According to Solar United Neighbors, about a quarter of Minnesotan’s live in one of 7,700 hundred HOA’s across the state, and 27 other states have laws that more easily allow HOA homeowners to "go solar."
Rob Appelhof, President & CEO of Cedar Creek Energy, a solar installer based in Blaine, has experienced HOA customers say both ‘yes’ and ‘no’ to solar panels. He’s confident this bill will go through because of the bipartisan support from lawmakers including Rep. Wazlawik and co-sponsor Assistant Majority Leader Senator Karin Housley.
"That’s one thing we see with people who want to do solar, it’s not only one people from a certain political party… it’s everybody" said Appelhof.

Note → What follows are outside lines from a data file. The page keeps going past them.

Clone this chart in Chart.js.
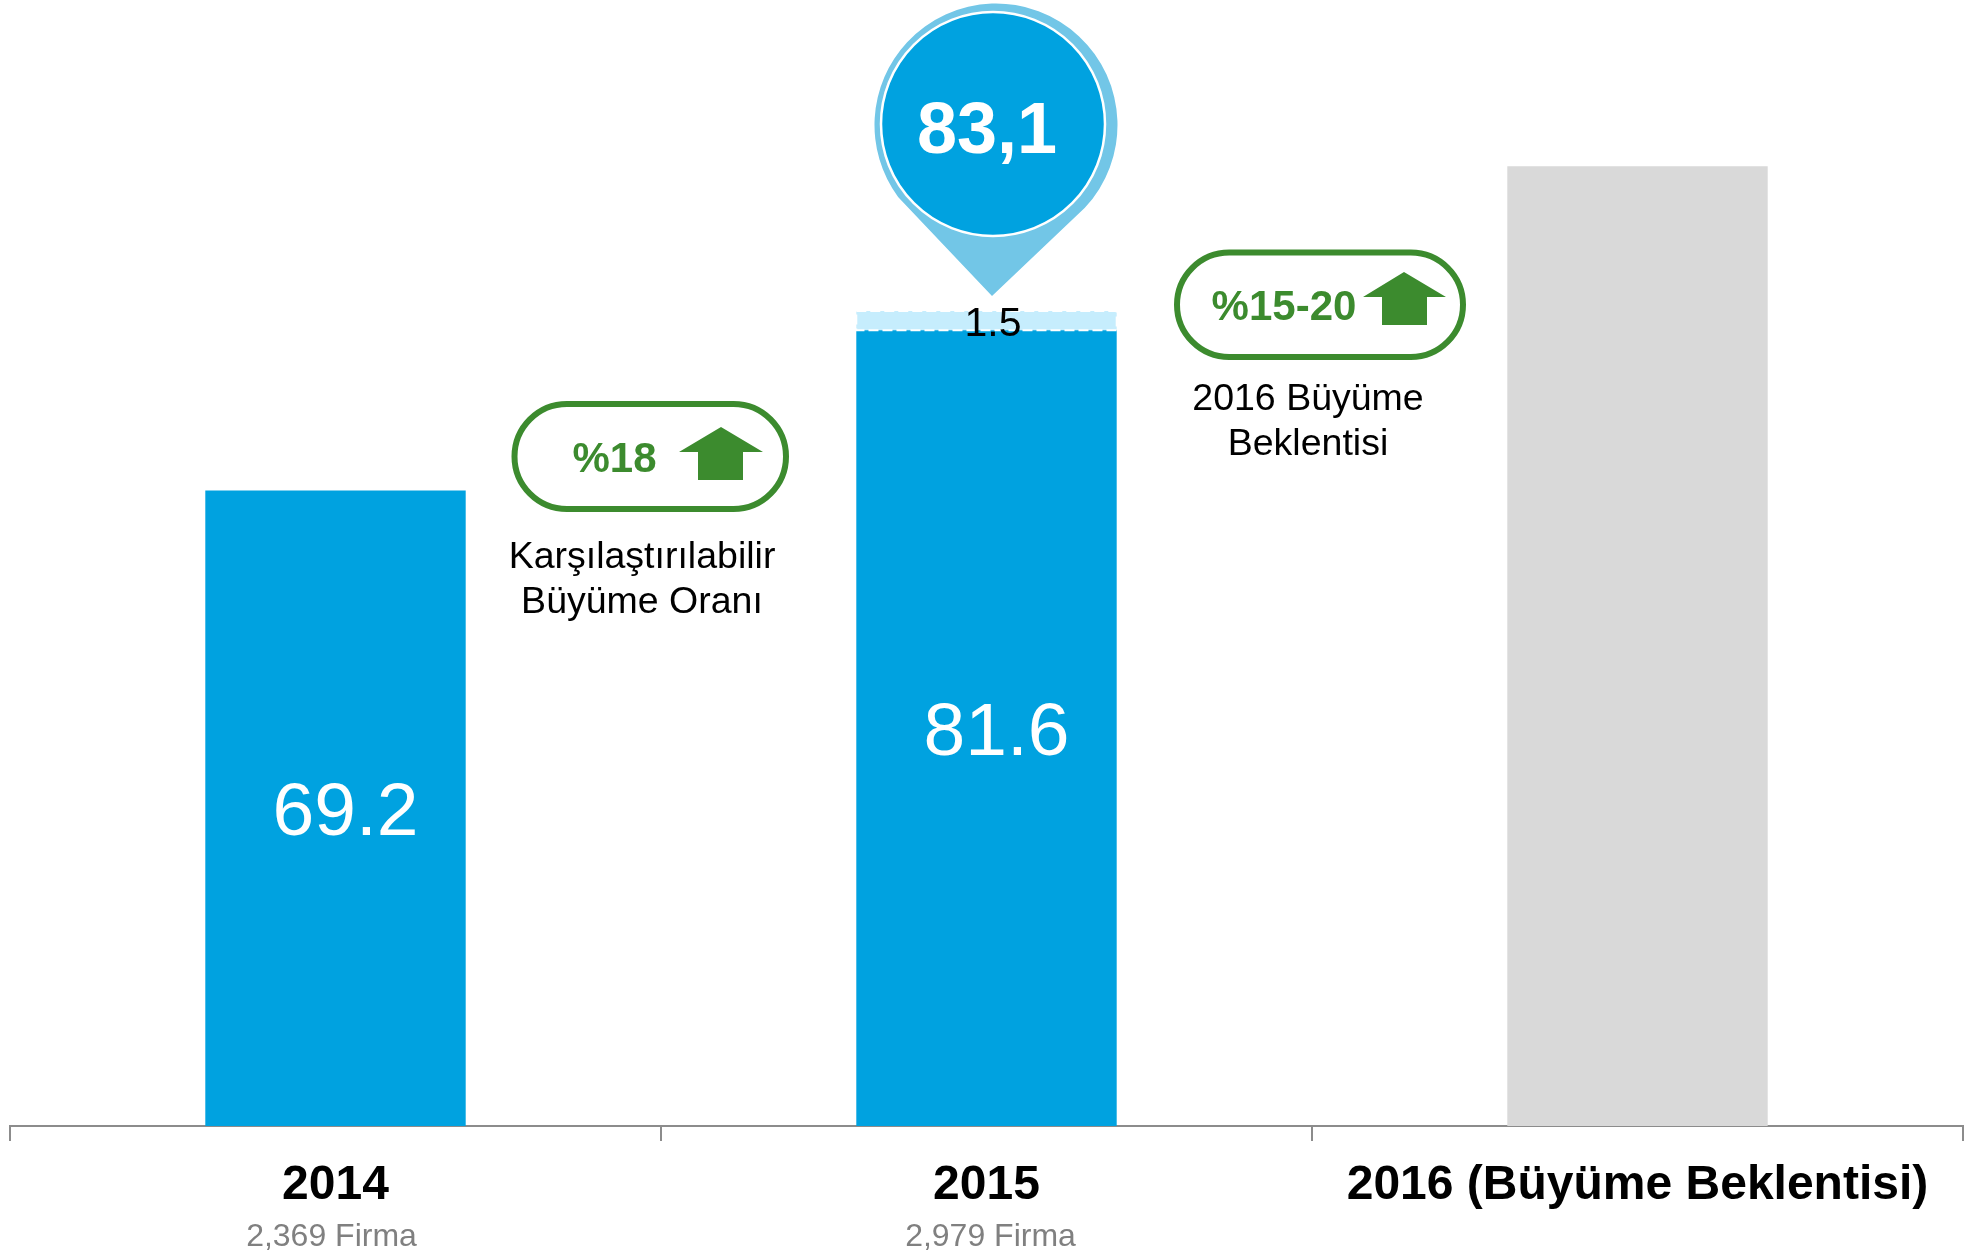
<!DOCTYPE html>
<html lang="tr">
<head>
<meta charset="utf-8">
<title>Büyüme</title>
<script src="https://cdn.jsdelivr.net/npm/chart.js@4"></script>
<style>html,body{margin:0;padding:0;background:#fff}canvas{display:block}</style>
</head>
<body>
<canvas id="c" width="1973" height="1253"></canvas>
<script>
const categories = ['2014', '2015', '2016 (Büyüme Beklentisi)'];
const firmCounts = ['2,369 Firma', '2,979 Firma', ''];
const comparableValues = [69.2, 81.6, null];
const addedValues = [null, 1.5, null];
const expectedValues = [null, null, 94.3];
const axisMin = 20;
const axisMax = 105;
const totalLabel = '83,1';

const FONT = '"Liberation Sans", Arial, sans-serif';
const BLUE = '#00a2e0', PIN = '#72c6e7', PALE = '#c6edfd', GREY = '#d9d9d9', GREEN = '#3c8b2e';

function text(ctx, s, x, y, font, color) {
  ctx.font = font; ctx.fillStyle = color;
  ctx.textAlign = 'center'; ctx.textBaseline = 'alphabetic';
  ctx.fillText(s, x, y);
}
function pill(ctx, x0, y0, x1, y1) {
  ctx.beginPath();
  ctx.roundRect(x0, y0, x1 - x0, y1 - y0, (y1 - y0) / 2);
  ctx.lineWidth = 6; ctx.strokeStyle = GREEN; ctx.stroke();
}
function arrow(ctx, tipX, tipY, baseY, left, right, stemL, stemR, bottom) {
  ctx.beginPath();
  ctx.moveTo(tipX, tipY); ctx.lineTo(right, baseY); ctx.lineTo(stemR, baseY);
  ctx.lineTo(stemR, bottom); ctx.lineTo(stemL, bottom); ctx.lineTo(stemL, baseY);
  ctx.lineTo(left, baseY); ctx.closePath();
  ctx.fillStyle = GREEN; ctx.fill();
}

const annotate = {
  id: 'annotate',
  afterDatasetsDraw(chart) {
    const ctx = chart.ctx;
    const base = chart.getDatasetMeta(0).data;
    const added = chart.getDatasetMeta(1).data[1];
    const xs = chart.scales.x;
    ctx.save();

    // dashed outline of the pale 1.5 segment
    const hw = added.width / 2;
    ctx.strokeStyle = '#fff'; ctx.lineWidth = 2; ctx.setLineDash([10, 4]);
    ctx.beginPath();
    ctx.rect(added.x - hw, added.y, hw * 2, added.base - added.y);
    ctx.stroke();
    ctx.setLineDash([]);

    // value labels inside the bars
    const big = '75px ' + FONT;
    text(ctx, comparableValues[0].toFixed(1), base[0].x + 10, 835, big, '#fff');
    text(ctx, comparableValues[1].toFixed(1), base[1].x + 10, 755, big, '#fff');
    text(ctx, addedValues[1].toFixed(1), added.x + 6.5, 336, '41px ' + FONT, '#000');

    // pin
    ctx.beginPath();
    ctx.arc(996, 125, 121.5, 43 * Math.PI / 180, 143.7 * Math.PI / 180, true);
    ctx.lineTo(992, 296);
    ctx.closePath();
    ctx.fillStyle = PIN; ctx.fill();
    ctx.beginPath(); ctx.arc(993, 124, 112, 0, Math.PI * 2);
    ctx.fillStyle = BLUE; ctx.fill();
    ctx.lineWidth = 2.5; ctx.strokeStyle = '#fff'; ctx.stroke();
    text(ctx, totalLabel, 987, 153, 'bold 72px ' + FONT, '#fff');

    // growth badges
    pill(ctx, 514.5, 404, 786, 509);
    text(ctx, '%18', 614.5, 472, 'bold 42px ' + FONT, GREEN);
    arrow(ctx, 721, 427, 452, 679, 763, 698, 743, 480);
    text(ctx, 'Karşılaştırılabilir', 642, 568, '37.5px ' + FONT, '#000');
    text(ctx, 'Büyüme Oranı', 642, 613, '37.5px ' + FONT, '#000');

    pill(ctx, 1177, 252.5, 1463, 357);
    text(ctx, '%15-20', 1284, 320, 'bold 42px ' + FONT, GREEN);
    arrow(ctx, 1404, 272, 297, 1363, 1446, 1382, 1427, 325);
    text(ctx, '2016 Büyüme', 1308, 410, '37.5px ' + FONT, '#000');
    text(ctx, 'Beklentisi', 1308, 455, '37.5px ' + FONT, '#000');

    // firm counts under the year labels
    firmCounts.forEach((s, i) => {
      if (s) text(ctx, s, xs.getPixelForValue(i) + (i === 0 ? -4 : 4), 1246, '32px ' + FONT, '#808080');
    });
    ctx.restore();
  }
};

new Chart(document.getElementById('c'), {
  type: 'bar',
  data: {
    labels: categories,
    datasets: [
      { label: 'Karşılaştırılabilir', data: comparableValues, backgroundColor: BLUE },
      { label: 'Ek', data: addedValues, backgroundColor: PALE },
      { label: 'Büyüme Beklentisi', data: expectedValues, backgroundColor: GREY }
    ]
  },
  options: {
    responsive: false,
    animation: false,
    layout: { padding: { left: 10, right: 10, top: 28, bottom: 0 } },
    datasets: { bar: { categoryPercentage: 1, barPercentage: 0.4 } },
    plugins: { legend: { display: false }, tooltip: { enabled: false }, title: { display: false } },
    scales: {
      x: {
        stacked: true,
        afterFit(scale) { scale.height = 127; },
        border: { color: '#8c8c8c', width: 2 },
        grid: { offset: true, drawOnChartArea: false, drawTicks: true, tickLength: 15, color: '#8c8c8c', lineWidth: 2 },
        ticks: { autoSkip: false, maxRotation: 0, minRotation: 0, padding: 16, color: '#000', font: { family: FONT, size: 48, weight: 'bold' } }
      },
      y: { stacked: true, display: false, min: axisMin, max: axisMax }
    }
  },
  plugins: [annotate]
});
</script>
</body>
</html>
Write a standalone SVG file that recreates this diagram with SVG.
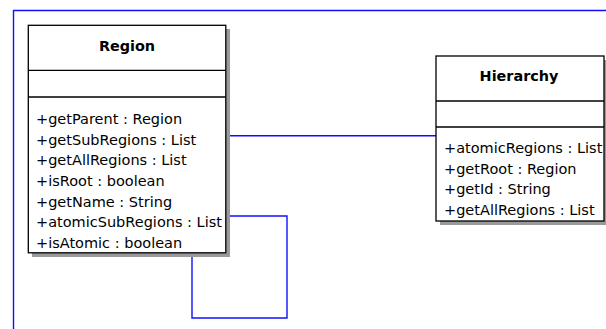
<svg xmlns="http://www.w3.org/2000/svg" width="606" height="329" viewBox="0 0 606 329">
<style>
.shadow{fill:#9a9a9a;stroke:none}
.box{fill:#fff;stroke:#000;stroke-width:1.3}
.sep{stroke:#000;stroke-width:1.3}
.title{font-family:"DejaVu Sans",sans-serif;font-weight:bold;font-size:14.4px;text-anchor:middle;fill:#000}
.op{font-family:"DejaVu Sans",sans-serif;font-size:14.5px;fill:#000}
.conn{fill:none;stroke:#1010ff;stroke-width:1.4}
</style>
<rect width="606" height="329" fill="#fff"/>
<g id="frame"><path class="conn" d="M13.5,329 V10.5 H606"/></g>
<g id="connectors">
<path class="conn" d="M226,135.7 H436"/>
<path class="conn" d="M226,216 H287 V318 H192 V253"/>
</g>
<g id="region">
<rect class="shadow" x="32" y="29" width="198" height="228"/>
<rect class="box" x="28.3" y="25.3" width="197.5" height="227.5"/>
<line class="sep" x1="28.3" y1="70.3" x2="225.8" y2="70.3"/>
<line class="sep" x1="28.3" y1="97" x2="225.8" y2="97"/>
<text class="title" x="127" y="50.5">Region</text>
<text class="op" x="36" y="124">+getParent : Region</text>
<text class="op" x="36" y="144.7">+getSubRegions : List</text>
<text class="op" x="36" y="165.3">+getAllRegions : List</text>
<text class="op" x="36" y="186">+isRoot : boolean</text>
<text class="op" x="36" y="206.7">+getName : String</text>
<text class="op" x="36" y="227.3">+atomicSubRegions : List</text>
<text class="op" x="36" y="248">+isAtomic : boolean</text>
</g>
<g id="hierarchy">
<rect class="shadow" x="440" y="60" width="170" height="165"/>
<rect class="box" x="436" y="56" width="168" height="165"/>
<line class="sep" x1="436" y1="101" x2="604" y2="101"/>
<line class="sep" x1="436" y1="127" x2="604" y2="127"/>
<text class="title" x="519" y="80.5">Hierarchy</text>
<text class="op" x="444" y="153">+atomicRegions : List</text>
<text class="op" x="444" y="173.7">+getRoot : Region</text>
<text class="op" x="444" y="194.3">+getId : String</text>
<text class="op" x="444" y="215">+getAllRegions : List</text>
</g>
</svg>
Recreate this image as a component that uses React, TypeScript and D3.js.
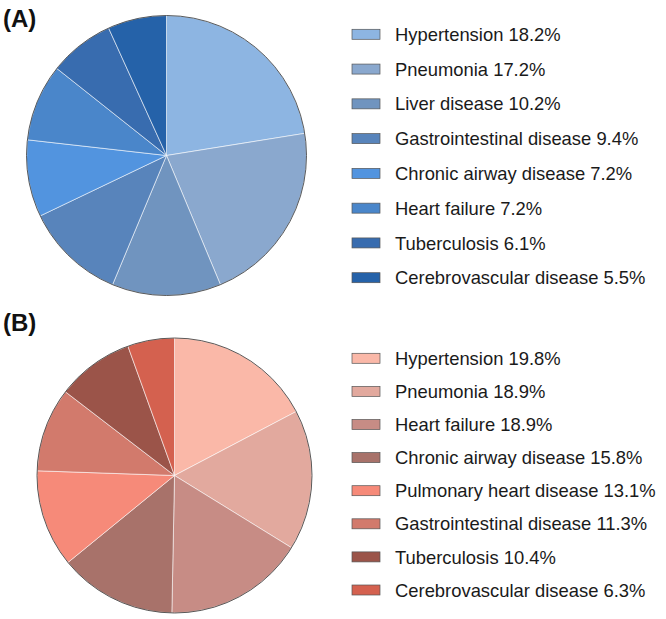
import * as d3 from "d3";

// panel A
const causesA = [
  "Hypertension",
  "Pneumonia",
  "Liver disease",
  "Gastrointestinal disease",
  "Chronic airway disease",
  "Heart failure",
  "Tuberculosis",
  "Cerebrovascular disease",
];
const valuesA = [18.2, 17.2, 10.2, 9.4, 7.2, 7.2, 6.1, 5.5];
const colorsA = ["#8db5e2", "#8aa8ce", "#7094bf", "#5884bb", "#5294df", "#4a86ca", "#386caf", "#2562a9"];

// panel B
const causesB = [
  "Hypertension",
  "Pneumonia",
  "Heart failure",
  "Chronic airway disease",
  "Pulmonary heart disease",
  "Gastrointestinal disease",
  "Tuberculosis",
  "Cerebrovascular disease",
];
const valuesB = [19.8, 18.9, 18.9, 15.8, 13.1, 11.3, 10.4, 6.3];
const colorsB = ["#fab8a8", "#e2a99e", "#c78c85", "#a8726a", "#f68a79", "#d27a6c", "#9b5449", "#d4614f"];

const W = 666;
const H = 619;
const FONT = "'Liberation Sans', Arial, Helvetica, sans-serif";

type PanelProps = {
  tag: string;
  tagY: number;
  cats: string[];
  vals: number[];
  colors: string[];
  cx: number;
  cy: number;
  r: number;
  legendTop: number;
  legendBottom: number;
};

const Panel = ({ tag, tagY, cats, vals, colors, cx, cy, r, legendTop, legendBottom }: PanelProps) => {
  const pie = d3.pie<number>().sort(null).value((d) => d);
  const arcs = pie(vals);
  const arc = d3.arc<d3.PieArcDatum<number>>().innerRadius(0).outerRadius(r);
  const color = d3.scaleOrdinal<string, string>().domain(cats).range(colors);
  const y = d3.scalePoint<string>().domain(cats).range([legendTop, legendBottom]);

  return (
    <g>
      <text x={3} y={tagY} fontFamily={FONT} fontWeight="bold" fontSize={24} fill="#111">
        {tag}
      </text>
      <g transform={`translate(${cx},${cy})`}>
        {arcs.map((a, i) => (
          <path
            key={i}
            d={arc(a) ?? ""}
            fill={color(cats[i])}
            stroke="rgba(255,255,255,0.55)"
            strokeWidth={1}
          />
        ))}
        <circle r={r} fill="none" stroke="#4a4a4a" strokeWidth={0.9} />
      </g>
      <g>
        {cats.map((c, i) => (
          <g key={c} transform={`translate(0,${y(c)})`}>
            <rect x={352} y={-5} width={28} height={10} fill={color(c)} stroke="#555" strokeWidth={0.7} />
            <text x={395} dy="0.36em" fontFamily={FONT} fontSize={18.4} fill="#1a1a1a">
              {`${c} ${vals[i].toFixed(1)}%`}
            </text>
          </g>
        ))}
      </g>
    </g>
  );
};

export default function App() {
  return (
    <svg
      width={W}
      height={H}
      style={{ position: "absolute", left: 0, top: 0, background: "#fff" }}
    >
      <rect width={W} height={H} fill="#fff" />
      <Panel
        tag="(A)"
        tagY={27}
        cats={causesA}
        vals={valuesA}
        colors={colorsA}
        cx={166.5}
        cy={155.5}
        r={140}
        legendTop={34.3}
        legendBottom={277.7}
      />
      <Panel
        tag="(B)"
        tagY={331}
        cats={causesB}
        vals={valuesB}
        colors={colorsB}
        cx={174.5}
        cy={475.5}
        r={137.5}
        legendTop={358.3}
        legendBottom={590}
      />
    </svg>
  );
}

The homeowners' association manager says in Simmet’s situation the reason her request was denied so quickly is there's language in the HOA about maintaining uniformity, and solar panels at one house would not comply with the regulation. The HOA manager goes on to say if state law changes that would change things.
"I would like to do my part and push Minnesota forward to be a little more progressive in this area," Simmet says. "I think we need that."